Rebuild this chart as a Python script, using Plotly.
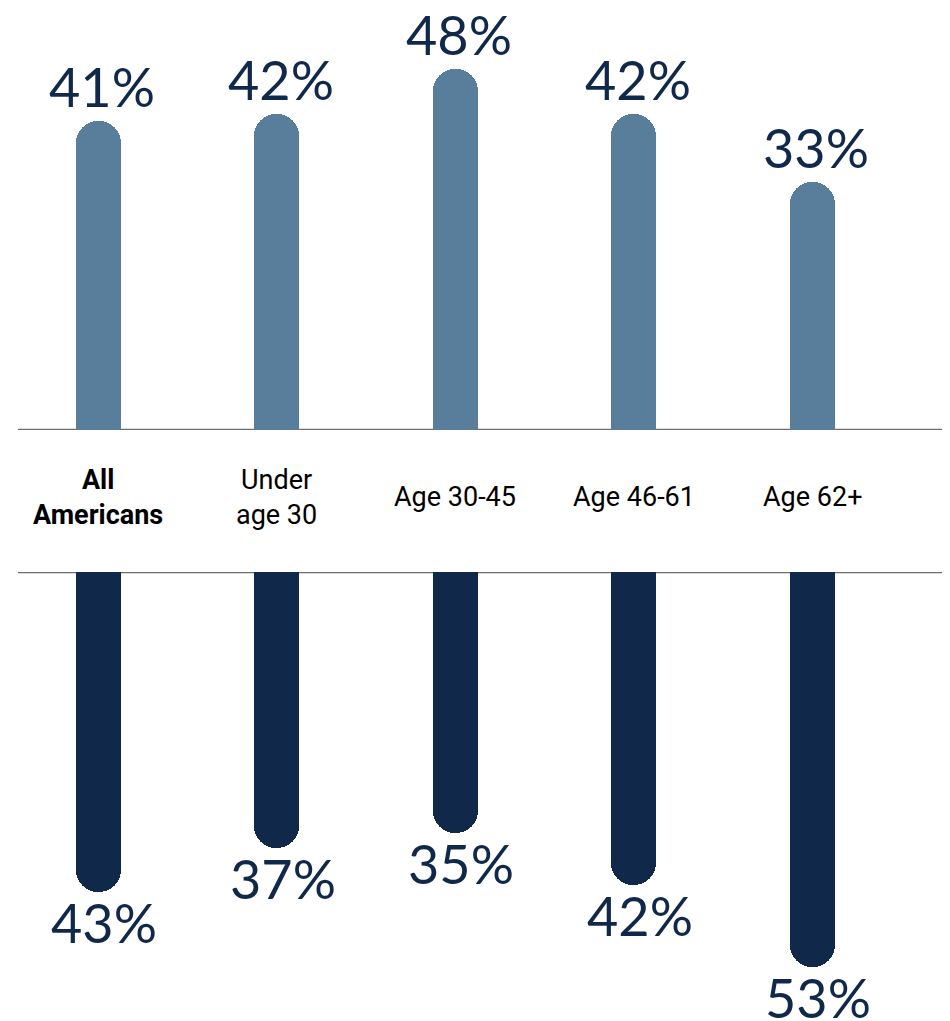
import plotly.graph_objects as go

categories = ["All Americans", "Under age 30", "Age 30-45", "Age 46-61", "Age 62+"]
category_labels = ["<b>All<br>Americans</b>", "Under<br>age 30", "Age 30-45", "Age 46-61", "Age 62+"]
top_values = [41, 42, 48, 42, 33]
bottom_values = [43, 37, 35, 42, 53]

W, H = 950, 1021
OFF = 8  # page body margin offset
TOP_BASE_PX = 430 - OFF
BOT_BASE_PX = 572 - OFF
PX_PER_PCT_TOP = 7.53
PX_PER_PCT_BOT = 7.45
TOP_COLOR = "#587E9C"
BOT_COLOR = "#10284A"
TEXT_COLOR = "#10284A"

x0_px, step_px = 98 - OFF, 178.5
xr0 = -x0_px / step_px
xr1 = xr0 + W / step_px
bar_w = 45 / step_px

fig = go.Figure()
fig.add_trace(go.Bar(
    x=categories, y=top_values, xaxis="x", yaxis="y",
    width=bar_w, marker=dict(color=TOP_COLOR, cornerradius="50%", line=dict(width=0)),
    hoverinfo="skip",
))
fig.add_trace(go.Bar(
    x=categories, y=[-v for v in bottom_values], xaxis="x2", yaxis="y2",
    width=bar_w, marker=dict(color=BOT_COLOR, cornerradius="50%", line=dict(width=0)),
    hoverinfo="skip",
))

annotations = []
for c, v in zip(categories, top_values):
    annotations.append(dict(x=c, y=v, xref="x", yref="y", text=f"{v}%",
                            showarrow=False, yanchor="bottom", xanchor="center", yshift=0, xshift=4,
                            font=dict(family="Lato", size=54, color=TEXT_COLOR)))
for c, v in zip(categories, bottom_values):
    annotations.append(dict(x=c, y=-v, xref="x2", yref="y2", text=f"{v}%",
                            showarrow=False, yanchor="top", xanchor="center", yshift=4, xshift=6,
                            font=dict(family="Lato", size=54, color=TEXT_COLOR)))
label_y = (H - (497 - OFF)) / H
for c, lab in zip(categories, category_labels):
    annotations.append(dict(x=c, y=label_y, xref="x", yref="paper", text=lab,
                            showarrow=False, yanchor="middle", xanchor="center",
                            font=dict(family="Roboto", size=27, color="#000000")))

shapes = [
    dict(type="line", xref="paper", yref="y", x0=(18 - OFF) / W, x1=(943 - OFF) / W, y0=0, y1=0,
         line=dict(color="#6E6E6E", width=2.5), layer="below"),
    dict(type="line", xref="paper", yref="y2", x0=(18 - OFF) / W, x1=(943 - OFF) / W, y0=0, y1=0,
         line=dict(color="#6E6E6E", width=2.5), layer="below"),
]

fig.update_layout(
    width=W, height=H, margin=dict(l=0, r=0, t=0, b=0),
    paper_bgcolor="white", plot_bgcolor="white", showlegend=False,
    bargap=0,
    xaxis=dict(domain=[0, 1], range=[xr0, xr1], visible=False, anchor="y"),
    xaxis2=dict(domain=[0, 1], range=[xr0, xr1], visible=False, anchor="y2", matches="x"),
    yaxis=dict(domain=[(H - TOP_BASE_PX) / H, 1], range=[0, TOP_BASE_PX / PX_PER_PCT_TOP],
               visible=False),
    yaxis2=dict(domain=[0, (H - BOT_BASE_PX) / H], range=[-(H - BOT_BASE_PX) / PX_PER_PCT_BOT, 0],
                visible=False),
    annotations=annotations, shapes=shapes,
)

fig.write_html("out.html")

Problem => Only lines belong in the copy: transcribe those from the start of the data through the line that contains "bottom_values = [43, 37, 35, 42, 53]", and skip the pictures.

Task result =>
Rebuild this chart as a Python script, using Plotly.
import plotly.graph_objects as go

categories = ["All Americans", "Under age 30", "Age 30-45", "Age 46-61", "Age 62+"]
category_labels = ["<b>All<br>Americans</b>", "Under<br>age 30", "Age 30-45", "Age 46-61", "Age 62+"]
top_values = [41, 42, 48, 42, 33]
bottom_values = [43, 37, 35, 42, 53]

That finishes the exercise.